RITENUTO IN FATTO
1. Con la sentenza di cui in epigrafe, pronunciata ai sensi dell'art. 444 c.p.p., e s.s., il Giudice dell'udienza preliminare di Bari applicava al ricorrente, riconosciute le circostanze attenuanti e la diminuente per la scelta del rito, la pena di anni uno e mesi quattro di reclusione, in relazione ai fatti di reato ascritti al capo di imputazione.

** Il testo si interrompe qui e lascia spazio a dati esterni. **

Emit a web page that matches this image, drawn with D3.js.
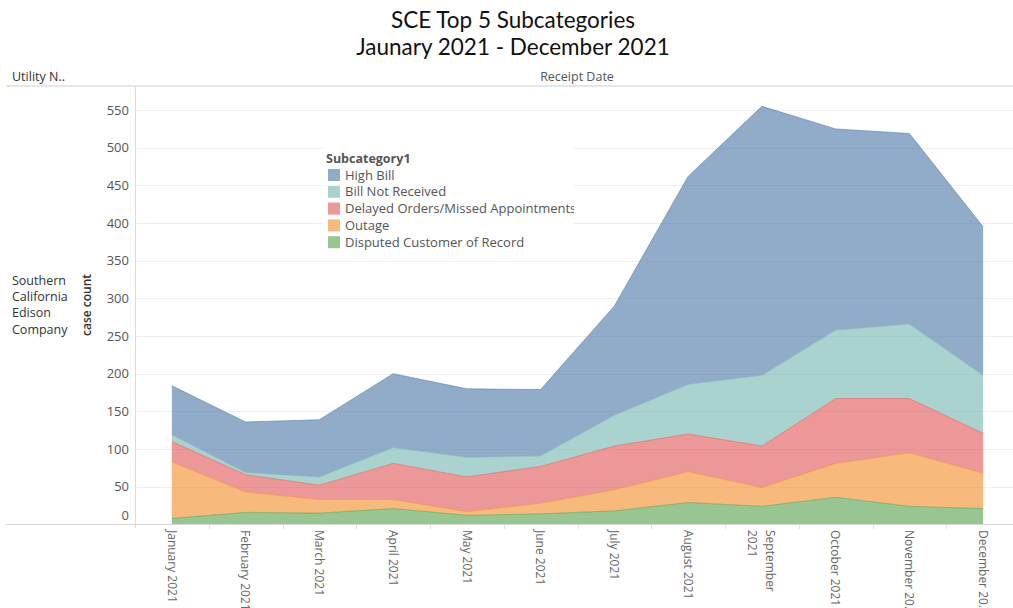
<!DOCTYPE html>
<html>
<head>
<meta charset="utf-8">
<script src="https://cdn.jsdelivr.net/npm/d3@7"></script>
<style>
  body { margin: 0; background: #fff; }
  svg { display: block; font-family: "Open Sans", sans-serif; }
</style>
</head>
<body>
<svg id="chart" width="1013" height="608"></svg>
<script>
// months on the x axis and their header labels
const months = ["Jan", "Feb", "Mar", "Apr", "May", "Jun", "Jul", "Aug", "Sep", "Oct", "Nov", "Dec"];
const monthLabels = ["January 2021", "February 2021", "March 2021", "April 2021", "May 2021", "June 2021",
    "July 2021", "August 2021", "September|2021", "October 2021", "November 20..", "December 20.."];

// case counts per subcategory
const disputed = [8, 16, 15, 21, 12, 14, 18, 29, 24, 36, 24, 21];
const outage = [75, 27, 18, 12, 5, 14, 28, 41, 25, 45, 71, 47];
const delayed = [27, 23, 19, 48, 46, 49, 58, 50, 55, 86, 72, 53];
const billNotReceived = [9, 3, 11, 21, 26, 14, 41, 66, 94, 91, 99, 77];
const highBill = [65, 67, 76, 98, 91, 88, 145, 276, 357, 267, 253, 197];

const yTicks = [0, 50, 100, 150, 200, 250, 300, 350, 400, 450, 500, 550];

// stack order bottom -> top
const series = [
    { key: "Disputed Customer of Record", values: disputed, color: "#59a14f" },
    { key: "Outage", values: outage, color: "#f28e2b" },
    { key: "Delayed Orders/Missed Appointments", values: delayed, color: "#e15759" },
    { key: "Bill Not Received", values: billNotReceived, color: "#76b7b2" },
    { key: "High Bill", values: highBill, color: "#4e79a7" }
];

const rows = months.map((m, i) => {
    const r = { month: m };
    series.forEach(s => r[s.key] = s.values[i]);
    return r;
});

const svg = d3.select("#chart");

// Titles
svg.append("text").attr("x", 513).attr("y", 28).attr("text-anchor", "middle")
    .attr("font-family", "Lato").attr("font-size", 22.5).attr("fill", "#111")
    .text("SCE Top 5 Subcategories");
svg.append("text").attr("x", 513).attr("y", 55).attr("text-anchor", "middle")
    .attr("font-family", "Lato").attr("font-size", 22.5).attr("fill", "#111")
    .text("Jaunary 2021 - December 2021");

// Header row
svg.append("text").attr("x", 12).attr("y", 81).attr("font-size", 12.5).attr("fill", "#333")
    .text("Utility N..");
svg.append("text").attr("x", 577).attr("y", 81).attr("text-anchor", "middle")
    .attr("font-size", 12.5).attr("fill", "#555").text("Receipt Date");
svg.append("rect").attr("x", 6).attr("y", 85).attr("width", 1007).attr("height", 2).attr("fill", "#e6e6e6");

// Scales
const x = d3.scaleBand().domain(months).range([135, 1020]).padding(0);
const cx = m => x(m) + x.bandwidth() / 2;
const y = d3.scaleLinear().domain([0, 550]).range([524.4, 110.1]);

// Gridlines
svg.append("g").selectAll("line").data(yTicks.slice(1)).enter().append("line")
    .attr("x1", 135).attr("x2", 1013)
    .attr("y1", d => Math.round(y(d)) + 0.5).attr("y2", d => Math.round(y(d)) + 0.5)
    .attr("stroke", "#efefef").attr("stroke-width", 1);

// Stacked areas
const stack = d3.stack().keys(series.map(s => s.key));
const layers = stack(rows);

const area = d3.area()
    .x(d => cx(d.data.month))
    .y0(d => y(d[0]))
    .y1(d => y(d[1]));
const topLine = d3.line()
    .x(d => cx(d.data.month))
    .y(d => y(d[1]));

svg.append("g").selectAll("path").data(layers).enter().append("path")
    .attr("d", area)
    .attr("fill", (d, i) => series[i].color)
    .attr("fill-opacity", 0.62);

svg.append("g").selectAll("path").data(layers).enter().append("path")
    .attr("d", topLine)
    .attr("fill", "none")
    .attr("stroke", (d, i) => series[i].color)
    .attr("stroke-opacity", 0.55)
    .attr("stroke-width", 1);

// Axis lines
svg.append("line").attr("x1", 135.5).attr("x2", 135.5).attr("y1", 87).attr("y2", 528)
    .attr("stroke", "#dcdcdc");
svg.append("line").attr("x1", 6).attr("x2", 1013).attr("y1", 524.5).attr("y2", 524.5)
    .attr("stroke", "#d9d9d9");

// Y axis labels
const yAxis = d3.axisLeft(y).tickValues(yTicks).tickSize(0).tickPadding(0);
const yg = svg.append("g").attr("transform", "translate(129,0)").call(yAxis);
yg.select(".domain").remove();
yg.selectAll("text").attr("font-family", "Open Sans").attr("font-size", 13).attr("fill", "#555")
    .attr("dy", d => d === 0 ? "-0.35em" : "0.32em");

svg.append("text").attr("transform", "translate(91,305) rotate(-90)").attr("text-anchor", "middle")
    .attr("font-size", 12).attr("font-weight", 600).attr("fill", "#333").text("case count");

// Row header
const rowHeader = ["Southern", "California", "Edison", "Company"];
svg.append("g").selectAll("text").data(rowHeader).enter().append("text")
    .attr("x", 12).attr("y", (d, i) => 285 + i * 16.2)
    .attr("font-size", 12.5).attr("fill", "#333").text(d => d);

// X column ticks
svg.append("g").selectAll("line").data(months.slice(1)).enter().append("line")
    .attr("x1", d => Math.round(x(d)) + 0.5).attr("x2", d => Math.round(x(d)) + 0.5)
    .attr("y1", 525).attr("y2", 529).attr("stroke", "#e0e0e0");

// X labels (rotated)
const xl = svg.append("g").selectAll("text").data(months).enter().append("text")
    .attr("transform", d => `translate(${cx(d)},530) rotate(90)`)
    .attr("font-size", 12).attr("fill", "#666");
xl.each(function(d, i) {
    const parts = monthLabels[i].split("|");
    const t = d3.select(this);
    if (parts.length === 1) {
        t.append("tspan").attr("x", 0).attr("dy", "0.35em").text(parts[0]);
    } else {
        t.append("tspan").attr("x", 0).attr("y", -4.5).text(parts[0]);
        t.append("tspan").attr("x", 0).attr("y", 13.5).text(parts[1]);
    }
});

// Legend
const legend = svg.append("g");
legend.append("rect").attr("x", 323).attr("y", 145).attr("width", 251).attr("height", 107).attr("fill", "#fff");
const lg = legend.append("svg").attr("x", 323).attr("y", 145).attr("width", 251).attr("height", 107);
lg.append("text").attr("x", 3).attr("y", 18).attr("font-size", 12.5).attr("font-weight", 700)
    .attr("fill", "#555").text("Subcategory1");
const items = series.slice().reverse();
const li = lg.selectAll("g.item").data(items).enter().append("g").attr("class", "item")
    .attr("transform", (d, i) => `translate(5,${24 + i * 16.8})`);
li.append("rect").attr("width", 12).attr("height", 12).attr("fill", d => d.color).attr("fill-opacity", 0.62);
li.append("text").attr("x", 17).attr("y", 10.5).attr("font-size", 13).attr("fill", "#555").text(d => d.key);
</script>
</body>
</html>
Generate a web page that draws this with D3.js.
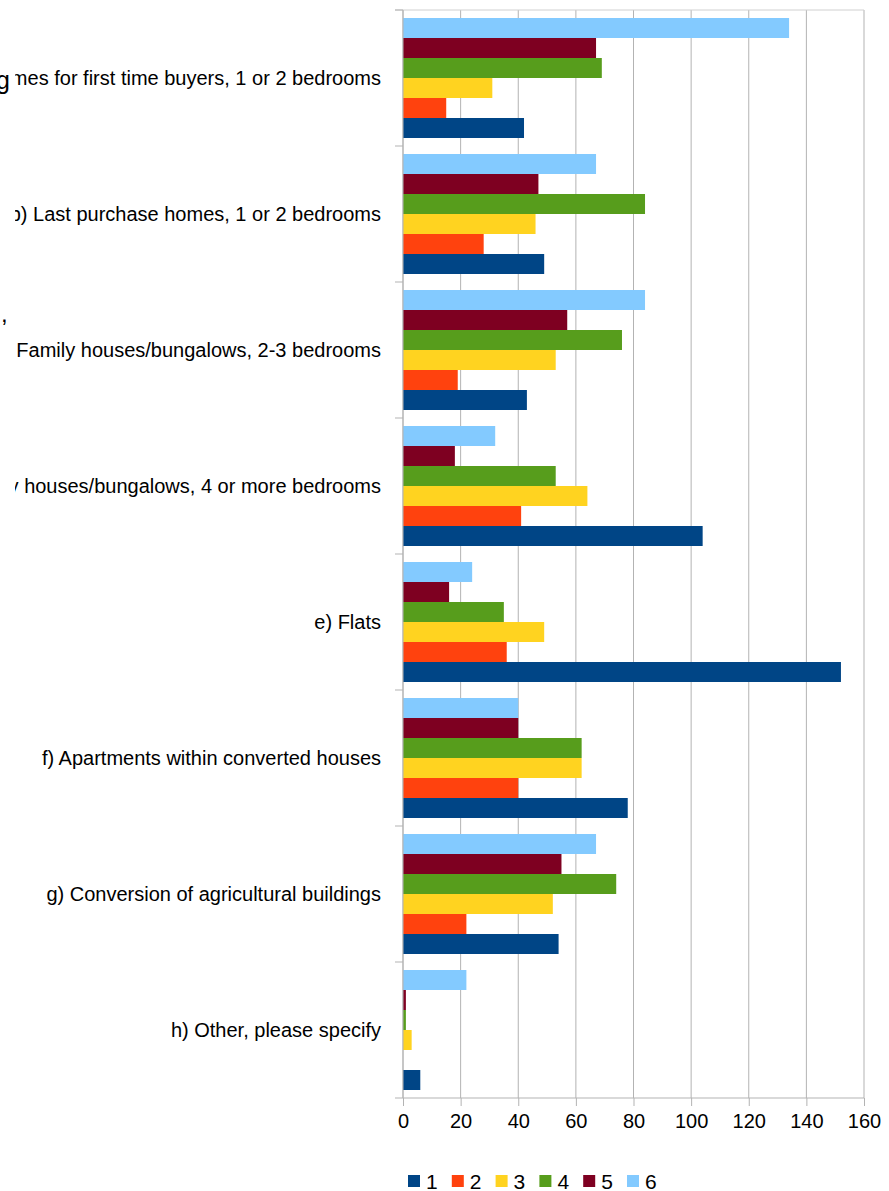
<!DOCTYPE html>
<html>
<head>
<meta charset="utf-8">
<script src="https://cdn.jsdelivr.net/npm/d3@7"></script>
<style>
  body { margin: 0; background: #fff; }
  text { font-family: "Liberation Sans", Arial, sans-serif; fill: #000; }
</style>
</head>
<body>
<div id="chart"></div>
<script>
const categories = [
  "a) Starter homes for first time buyers, 1 or 2 bedrooms",
  "b) Last purchase homes, 1 or 2 bedrooms",
  "c) Family houses/bungalows, 2-3 bedrooms",
  "d) Family houses/bungalows, 4 or more bedrooms",
  "e) Flats",
  "f) Apartments within converted houses",
  "g) Conversion of agricultural buildings",
  "h) Other, please specify"
];
const seriesNames = ["1", "2", "3", "4", "5", "6"];
const s1 = [42, 49, 43, 104, 152, 78, 54, 6];
const s2 = [15, 28, 19, 41, 36, 40, 22, 0];
const s3 = [31, 46, 53, 64, 49, 62, 52, 3];
const s4 = [69, 84, 76, 53, 35, 62, 74, 1];
const s5 = [67, 47, 57, 18, 16, 40, 55, 1];
const s6 = [134, 67, 84, 32, 24, 40, 67, 22];
const seriesValues = [s1, s2, s3, s4, s5, s6];
const colors = ["#004586", "#ff420e", "#ffd320", "#579d1c", "#7e0021", "#83caff"];
const xTicks = [0, 20, 40, 60, 80, 100, 120, 140, 160];

const width = 889, height = 1191;
const plotL = 403, plotR = 864, plotT = 10, plotB = 1098;

const svg = d3.select("#chart").append("svg")
  .attr("width", width).attr("height", height);

const x = d3.scaleLinear().domain([0, 160]).range([plotL, plotR]);
const y = d3.scaleBand().domain(categories).range([plotT, plotB]).padding(0);
// series 6 drawn on top inside each group
const ys = d3.scaleBand().domain(seriesNames.slice().reverse())
  .range([8, y.bandwidth() - 8]).padding(0);

// grid
svg.append("g").selectAll("line").data(xTicks).join("line")
  .attr("x1", d => x(d)).attr("x2", d => x(d))
  .attr("y1", plotT).attr("y2", plotB)
  .attr("stroke", "#b3b3b3").attr("stroke-width", 1);
svg.append("line").attr("x1", plotL - 8).attr("x2", plotR)
  .attr("y1", plotT).attr("y2", plotT).attr("stroke", "#d0d0d0");

// bars
seriesValues.forEach((vals, si) => {
  svg.append("g").selectAll("rect").data(vals).join("rect")
    .attr("x", x(0))
    .attr("y", (d, i) => y(categories[i]) + ys(seriesNames[si]))
    .attr("width", d => x(d) - x(0))
    .attr("height", ys.bandwidth())
    .attr("fill", colors[si]);
});

// bottom axis
const gx = svg.append("g").attr("transform", `translate(0,${plotB})`)
  .call(d3.axisBottom(x).tickValues(xTicks).tickSize(8).tickPadding(8));
gx.select(".domain").attr("stroke", "#b3b3b3").attr("d", `M${plotL},0H${plotR}`);
gx.selectAll(".tick line").attr("stroke", "#b3b3b3");
gx.selectAll(".tick text").style("font-size", "20px")
  .style("font-family", "Liberation Sans, Arial, sans-serif");

// left axis line with ticks at group boundaries
svg.append("line").attr("x1", plotL).attr("x2", plotL).attr("y1", plotT).attr("y2", plotB)
  .attr("stroke", "#b3b3b3");
const bounds = categories.map(c => y(c)).concat([plotB]);
svg.append("g").selectAll("line").data(bounds).join("line")
  .attr("x1", plotL - 8).attr("x2", plotL)
  .attr("y1", d => d).attr("y2", d => d)
  .attr("stroke", "#b3b3b3");

// category labels (clipped at left like the original)
svg.append("clipPath").attr("id", "lblclip").append("rect")
  .attr("x", 15).attr("y", 0).attr("width", plotL).attr("height", height);
svg.append("g").attr("clip-path", "url(#lblclip)")
  .selectAll("text").data(categories).join("text")
  .attr("x", 381)
  .attr("y", d => y(d) + y.bandwidth() / 2)
  .attr("dy", "0.35em")
  .attr("text-anchor", "end")
  .style("font-size", "20px")
  .text(d => d);

// stray glyphs at the left edge
svg.append("text").attr("x", -4).attr("y", 89).style("font-size", "25px").text("g");
svg.append("text").attr("x", 1).attr("y", 322).style("font-size", "24px").text(",");

// legend
const legend = svg.append("g").attr("transform", "translate(408,1181)");
const item = legend.selectAll("g").data(seriesNames).join("g")
  .attr("transform", (d, i) => `translate(${i * 43.8},0)`);
item.append("rect").attr("x", 0).attr("y", -6).attr("width", 12).attr("height", 12)
  .attr("fill", (d, i) => colors[i]);
item.append("text").attr("x", 18).attr("dy", "0.36em")
  .style("font-size", "21px").text(d => d);
</script>
</body>
</html>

2. Avverso tale sentenza il C. propone, mediante il difensore di fiducia avv. Bonasia Francesco Antonio, un unico motivo di doglianza lamentando assenza di motivazione in ordine all'insussistenza di cause di proscioglimento ai sensi dell'art. 129 c.p.p., alla qualificazione dei fatti e alla dosimetria sanzionatoria.
CONSIDERATO IN DIRITTO
1. Il ricorso è inammissibile, atteso che, come questa Corte ha ormai ripetutamente chiarito, in tema di patteggiamento è inammissibile il ricorso per cassazione avverso la sentenza applicativa della pena con cui si deduca il vizio di violazione di legge per la mancata verifica dell'insussistenza di cause di proscioglimento ex art. 129 c.p.p. (Sez. 6, n. 1032 del 7 novembre 2019 (dep. 13 gennaio 2020), Rv. 278337 - 01; Sez. 2, n. 4727 dell'11 gennaio 2018 (dep. 1 febbraio 2018) Rv. 272014 - 01), nonché per la determinazione del trattamento sanzionatorio in ipotesi differenti da quelle in cui si deduca l'illegalità della pena, atteso che l'art. 448 c.p.p., comma 2-bis, introdotto dalla L. 23 giugno 2017, n. 103, limita l'impugnabilità della pronuncia alle sole ipotesi di violazione di legge in esso tassativamente indicate, ossia a "motivi attinenti all'espressione della volontà dell'imputato, al difetto di correlazione tra la richiesta e la sentenza, all'erronea qualificazione giuridica del fatto e all'illegalità della pena o della misura di sicurezza".
Ne' la mera generica deduzione che il Giudice abbia errato nella qualificazione giuridica del fatto senza indicarne le ragioni, essendo peraltro a tal fine necessaria la deduzione un errore manifesto (ex aliis, Sez. 4, n. 13749 del 23 marzo 2022), può determinare l'ammissibilità del ricorso rispetto a tale doglianza.
2. All'inammissibilità del ricorso consegue la condanna del ricorrente al pagamento delle spese processuali, nonché, ex art. 616 c.p.p., valutati i profili di colpa nella determinazione della causa di inammissibilità emergenti dal ricorso (Corte Cost. 13 giugno 2000, n. 186), al versamento della somma di Euro quattromila in favore della Cassa delle ammende, che si ritiene equa considerando che il ricorso è stato esperito per ragioni non più consentite dalla legge e l'erronea qualificazione giuridica del fatto è stata dedotta solo in modo generico.
P.Q.M.
Dichiara inammissibile il ricorso e condanna il ricorrente al pagamento delle spese processuali e della somma di Euro quattromila in favore della Cassa delle ammende.
Così deciso in Roma, il 6 ottobre 2023.